7. Transition Mechanisms:
   • Dual-stack (running IPv4 and IPv6), tunneling (e.g., 6to4, Teredo), and translation (NAT64) ensure compatibility during the IPv4-to-IPv6 transition.
   • Embedded IPv4 addresses (e.g., ::ffff:192.168.1.1) aid interoperability.
8. Flow Labeling:
   • A 20-bit flow label in the header identifies packet streams for quality-of-service (QoS) management, ideal for real-time applications like VoIP or streaming.
9. Privacy Extensions:
   • Randomly generated interface IDs change periodically to prevent tracking via static addresses, enhancing user privacy.
10. Path MTU Discovery:
    • IPv6 mandates Path Maximum Transmission Unit (MTU) discovery, ensuring packets are sized appropriately to avoid fragmentation, improving efficiency.
11. Jumbograms:
    • IPv6 supports packets larger than 65,535 bytes (up to 4GB) via the Jumbo Payload option, useful for high-speed networks.
12. Multicast-Based Service Discovery:
    • Protocols like mDNS use multicast (e.g., ff02::fb) for service discovery, replacing older broadcast-based methods.
13. Energy Efficiency:
    • Features like NDP and multicast reduce unnecessary traffic, benefiting low-power IoT devices.

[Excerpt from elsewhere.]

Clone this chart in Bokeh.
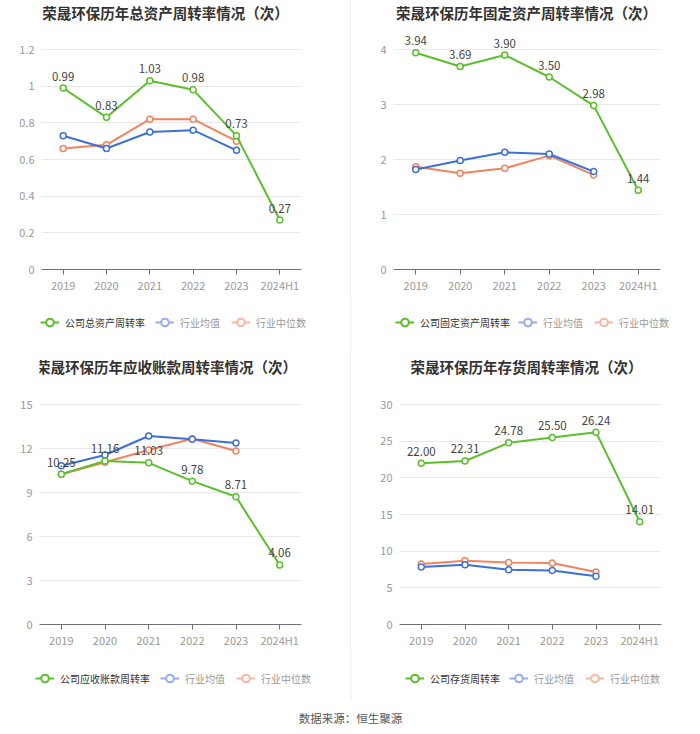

Unique Local Addresses: Private Networking

Unique Local Addresses (ULAs) in fc00::/7 are for private, non-internet-routable networks. The fd00::/8 range uses a 40-bit random identifier to ensure global uniqueness, supporting internal networks or VPNs without conflict. ULAs can be used alongside global addresses, enhancing flexibility.

Wrapping It Up: The Full IPv6 Picture

IPv6's 128-bit address space, CIDR flexibility, and IANA oversight provide a robust foundation for the internet's future. Features like SLAAC, NDP, IPsec, mobility, and jumbograms enable scalability, security, and efficiency for applications from IoT to cloud computing. From global unicast to ff00::/8 multicasts, IPv6 powers modern networking. As adoption accelerates, mastering these features prepares you for a connected, future-proof world. Embrace IPv6 and explore its potential in the evolving digital landscape!